COLLECTED MATERIAL ->
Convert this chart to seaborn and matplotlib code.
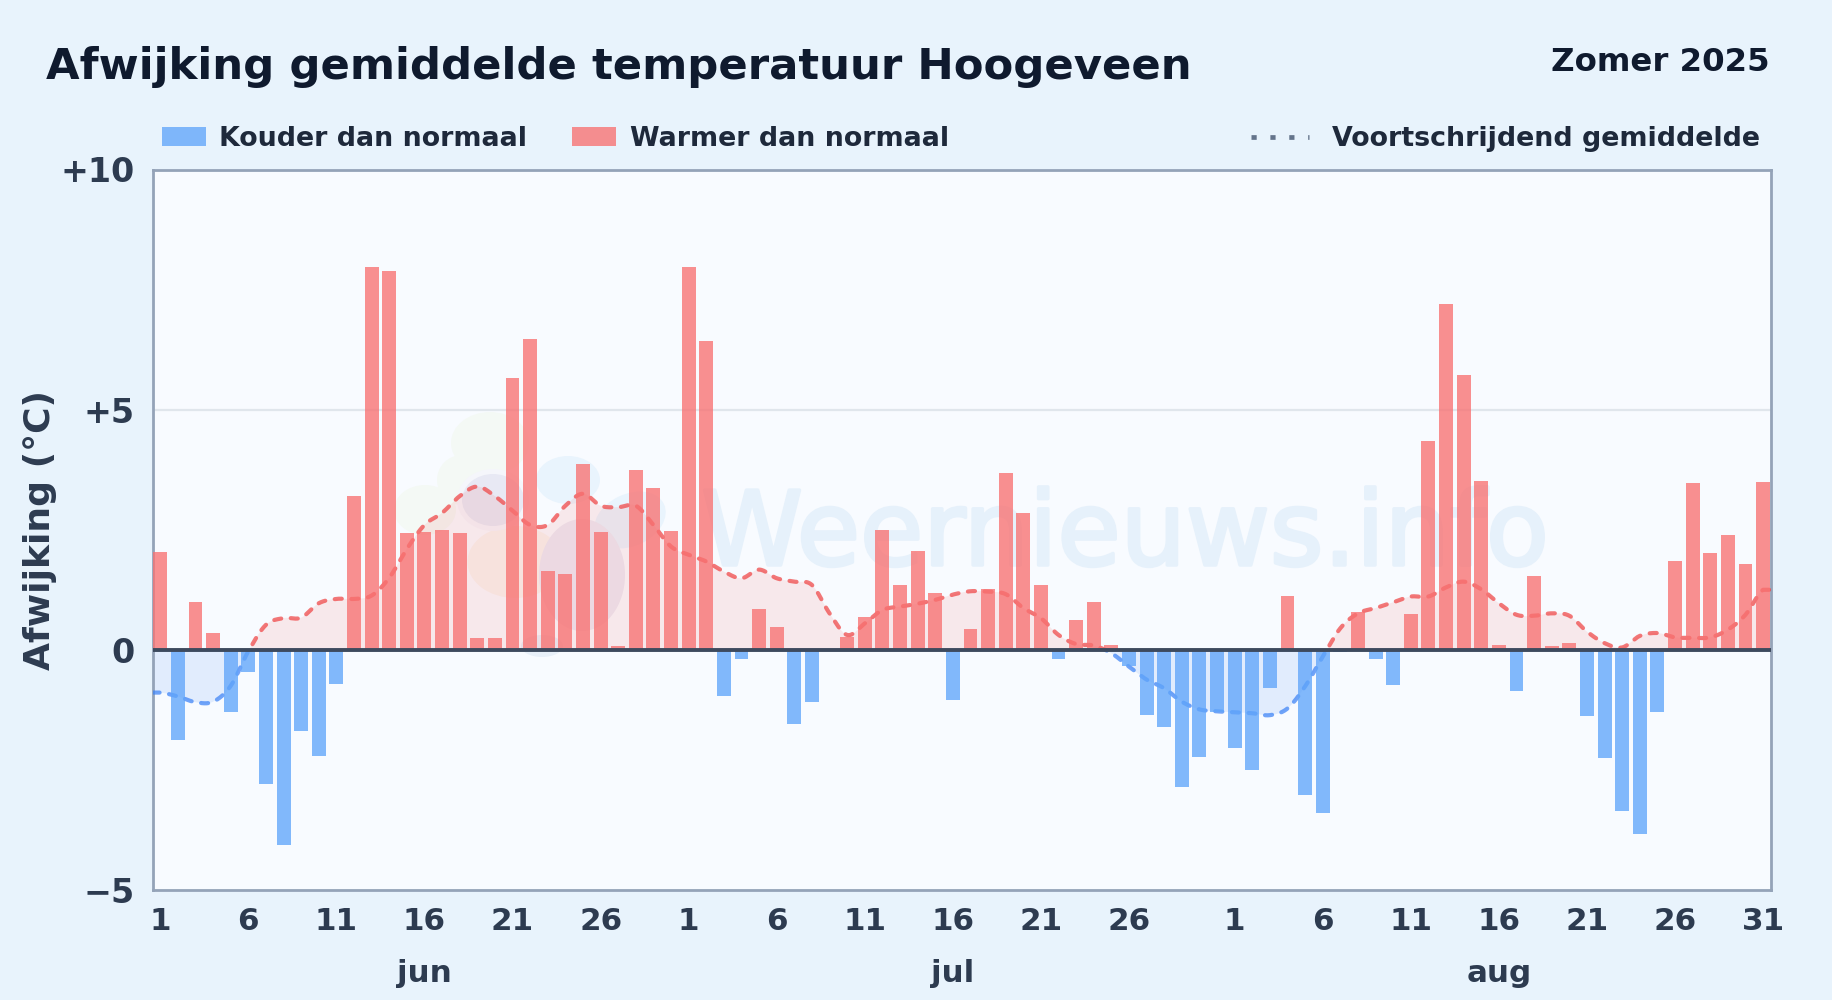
import numpy as np
import pandas as pd
import matplotlib
matplotlib.use('Agg')
import matplotlib.pyplot as plt
import matplotlib.patheffects as pe
from matplotlib.lines import Line2D
from matplotlib.patches import Ellipse, Patch, Rectangle
from matplotlib.transforms import IdentityTransform
import seaborn as sns

# Data
juni = [2.04, -1.87, 1.0, 0.35, -1.3, -0.47, -2.8, -4.07, -1.68, -2.22,
        -0.72, 3.2, 7.97, 7.88, 2.43, 2.46, 2.5, 2.44, 0.25, 0.25,
        5.65, 6.48, 1.65, 1.58, 3.86, 2.46, 0.08, 3.75, 3.36, 2.48]
juli = [7.96, 6.43, -0.96, -0.19, 0.85, 0.48, -1.54, -1.08, 0.0, 0.27,
        0.69, 2.5, 1.35, 2.06, 1.19, -1.04, 0.44, 1.27, 3.69, 2.85,
        1.35, -0.19, 0.62, 1.0, 0.1, -0.33, -1.35, -1.6, -2.85, -2.24, -1.29]
augustus = [-2.04, -2.51, -0.79, 1.12, -3.02, -3.39, -0.05, 0.79, -0.19, -0.74,
            0.75, 4.35, 7.21, 5.73, 3.52, 0.1, -0.85, 1.54, 0.08, 0.15,
            -1.37, -2.26, -3.35, -3.83, -1.29, 1.85, 3.48, 2.02, 2.4, 1.79, 3.5]
gemiddelde = [-0.89, -0.97, -1.09, -1.08, -0.75, -0.03, 0.52, 0.66, 0.67, 0.97,
              1.06, 1.06, 1.13, 1.5, 2.1, 2.6, 2.85, 3.2, 3.4, 3.2,
              2.9, 2.6, 2.6, 3.0, 3.25, 3.0, 2.97, 3.0, 2.6, 2.15,
              1.98, 1.84, 1.63, 1.49, 1.67, 1.49, 1.42, 1.35, 0.76, 0.31,
              0.55, 0.83, 0.9, 0.96, 1.04, 1.15, 1.22, 1.21, 1.16, 0.87,
              0.66, 0.31, 0.12, 0.09, -0.07, -0.35, -0.62, -0.8, -1.08, -1.24, -1.28,
              -1.3, -1.32, -1.36, -1.22, -0.76, -0.14, 0.45, 0.76, 0.87, 0.99,
              1.11, 1.11, 1.3, 1.42, 1.26, 0.97, 0.73, 0.71, 0.76, 0.71,
              0.38, 0.14, 0.05, 0.29, 0.35, 0.26, 0.25, 0.26, 0.42, 0.73, 1.25]
maanden = ['jun', 'jul', 'aug']
dagen_per_maand = [len(juni), len(juli), len(augustus)]
dag_ticks = [1, 6, 11, 16, 21, 26]
y_ticks = [-5, 0, 5, 10]
y_labels = ['\u22125', '0', '+5', '+10']

DONKER = '#0f1a2e'
TEKST = '#2d3b50'
ACHTERGROND = '#e8f3fc'

W, H = 1832, 1000
sns.set_theme(style='white')
plt.rcParams['font.family'] = ['DejaVu Sans']

afwijking = juni + juli + augustus
df = pd.DataFrame({'dag': range(len(afwijking)), 'afwijking': afwijking})
df['soort'] = np.where(df['afwijking'] < 0, 'koud', 'warm')

fig = plt.figure(figsize=(W / 100, H / 100), dpi=100, facecolor=ACHTERGROND)
ax = fig.add_axes([152.5 / W, 1 - 890 / H, 1618.5 / W, 720.5 / H], facecolor='#f8fbff')

# Bars
sns.barplot(data=df, x='dag', y='afwijking', hue='soort', dodge=False, width=0.79,
            palette={'koud': '#60a5fa', 'warm': '#f87171'}, alpha=0.78, saturation=1,
            linewidth=0, legend=False, ax=ax, zorder=4)
links_x, rechts_x = -0.44, len(afwijking) - 0.55
ax.set_xlim(links_x, rechts_x)
ax.set_ylim(-5, 10)


# Smooth curve through the daily values (Catmull-Rom), only for drawing
def smooth(y, n=16):
    y = np.asarray(y, dtype=float)
    p = np.concatenate([[y[0]], y, [y[-1]]])
    t = np.linspace(0, 1, n, endpoint=False)[:, None]
    p0, p1, p2, p3 = p[:-3], p[1:-2], p[2:-1], p[3:]
    c = 0.5 * (2 * p1 + (p2 - p0) * t + (2 * p0 - 5 * p1 + 4 * p2 - p3) * t ** 2
               + (3 * p1 - p0 - 3 * p2 + p3) * t ** 3)
    ys = np.append(c.T.ravel(), y[-1])
    xs = np.linspace(0, len(y) - 1, len(ys))
    return xs, ys


xs, ys = smooth(gemiddelde)
# the curve runs on to the frame on both sides
xs = np.concatenate([[links_x], xs, [rechts_x]])
ys = np.concatenate([[ys[0]], ys, [ys[-1]]])
ax.fill_between(xs, 0, ys, where=ys >= 0, interpolate=True, color='#ef4444', alpha=0.1, lw=0, zorder=2)
ax.fill_between(xs, 0, ys, where=ys <= 0, interpolate=True, color='#3b82f6', alpha=0.12, lw=0, zorder=2)

# Moving average: same curve twice, clipped at zero
for kleur, y0, hoogte in [('#ef4444', 0, 10), ('#3b82f6', -5, 5)]:
    sns.lineplot(x=xs, y=ys, color=kleur, estimator=None, sort=False, lw=3, alpha=0.72, ax=ax, zorder=3)
    lijn = ax.lines[-1]
    lijn.set_dashes((1.7, 2.3))
    lijn.set_dash_capstyle('round')
    lijn.set_clip_path(Rectangle((links_x, y0), rechts_x - links_x, hoogte, transform=ax.transData))


# Faint logo and watermark behind everything
def blob(px, py, w, h, kleur, angle=0):
    ax.add_patch(Ellipse((px, H - py), w, h, angle=angle, facecolor=kleur, edgecolor='none',
                         transform=IdentityTransform(), zorder=1))


blob(490, 443, 78, 62, '#f4f9f5')
blob(425, 510, 62, 50, '#f4f9f5')
blob(462, 480, 50, 50, '#f4f9f5')
blob(515, 562, 95, 72, '#f8f5ef')
blob(568, 480, 64, 48, '#e9f4fd')
blob(630, 520, 75, 52, '#e9f4fd', 25)
blob(582, 575, 86, 112, '#ecebf4')
blob(493, 500, 72, 62, '#f5f6fb')
blob(493, 500, 62, 52, '#e8e9f4')
blob(542, 646, 42, 22, '#e8f0f9')
ax.text(1125, H - 565, 'Weernieuws.info', transform=IdentityTransform(), fontsize=74,
        color='#e6f1fb', ha='center', va='baseline', zorder=1, clip_on=True,
        path_effects=[pe.withStroke(linewidth=2.5, foreground='#e6f1fb')])

# Grid and zero line
ax.axhline(5, color='#e0e6ec', lw=1.6, zorder=1.5)
ax.axhline(0, color='#3d4a5e', lw=2.8, zorder=5)

for s in ax.spines.values():
    s.set_color('#94a3b8')
    s.set_linewidth(2)
    s.set_visible(True)

# Axis labels
ax.set_yticks(y_ticks, y_labels, fontsize=24, fontweight='bold', color=TEKST)
start = np.cumsum([0] + dagen_per_maand[:-1])
tick_pos = [b + d - 1 for b in start for d in dag_ticks] + [len(afwijking) - 1]
tick_lab = [str(d) for _ in start for d in dag_ticks] + [str(dagen_per_maand[-1])]
ax.set_xticks(tick_pos, tick_lab, fontsize=22.3, fontweight='bold', color=TEKST)
ax.tick_params(axis='x', length=0, pad=12.5)
ax.tick_params(axis='y', length=0, pad=13)
ax.set_xlabel('')
ax.set_ylabel('')
fig.text(40 / W, 1 - 530 / H, 'Afwijking (\u00b0C)', rotation=90, fontsize=26, fontweight='bold',
         color=TEKST, ha='center', va='center')

for maand, b, n in zip(maanden, start, dagen_per_maand):
    ax.annotate(maand, (b + n // 2, 0), xycoords=('data', 'figure fraction'), xytext=(0, 19),
                textcoords='offset points', fontsize=22.3, fontweight='bold', color=TEKST,
                ha='center', va='center', annotation_clip=False)

# Titles
fig.text(46 / W, 1 - 79 / H, 'Afwijking gemiddelde temperatuur Hoogeveen', fontsize=31.2,
         fontweight='bold', color=DONKER, ha='left', va='baseline')
fig.text(1770 / W, 1 - 71 / H, 'Zomer 2025', fontsize=23.3, fontweight='bold', color=DONKER,
         ha='right', va='baseline')

# Legends
tekst = {'size': 19.35, 'weight': 'bold'}
links = fig.legend(handles=[Patch(color='#60a5fa', alpha=0.78, lw=0, label='Kouder dan normaal'),
                            Patch(color='#f87171', alpha=0.78, lw=0, label='Warmer dan normaal')],
                   loc='center left', bbox_to_anchor=(162 / W, 1 - 139 / H), ncol=2, frameon=False,
                   prop=tekst, labelcolor='#1e293b', handlelength=1.63, handleheight=0.7,
                   handletextpad=0.5, columnspacing=1.68, borderpad=0, borderaxespad=0)
rechts = fig.legend(handles=[Line2D([], [], color='#64748b', lw=3.4, linestyle=(0, (1.1, 2.9)),
                                    label='Voortschrijdend gemiddelde')],
                    loc='center right', bbox_to_anchor=(1760 / W, 1 - 139 / H), frameon=False,
                    prop=tekst, labelcolor='#1e293b', handlelength=2.15, handletextpad=0.85,
                    borderpad=0, borderaxespad=0)

fig.savefig('out.png', dpi=100, facecolor=ACHTERGROND)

CHALLENGE -> Please repeat exactly the data above from its first line to the line that contains "import seaborn as sns", inclusive, and leave every picture out.

SOLUTION ->
Convert this chart to seaborn and matplotlib code.
import numpy as np
import pandas as pd
import matplotlib
matplotlib.use('Agg')
import matplotlib.pyplot as plt
import matplotlib.patheffects as pe
from matplotlib.lines import Line2D
from matplotlib.patches import Ellipse, Patch, Rectangle
from matplotlib.transforms import IdentityTransform
import seaborn as sns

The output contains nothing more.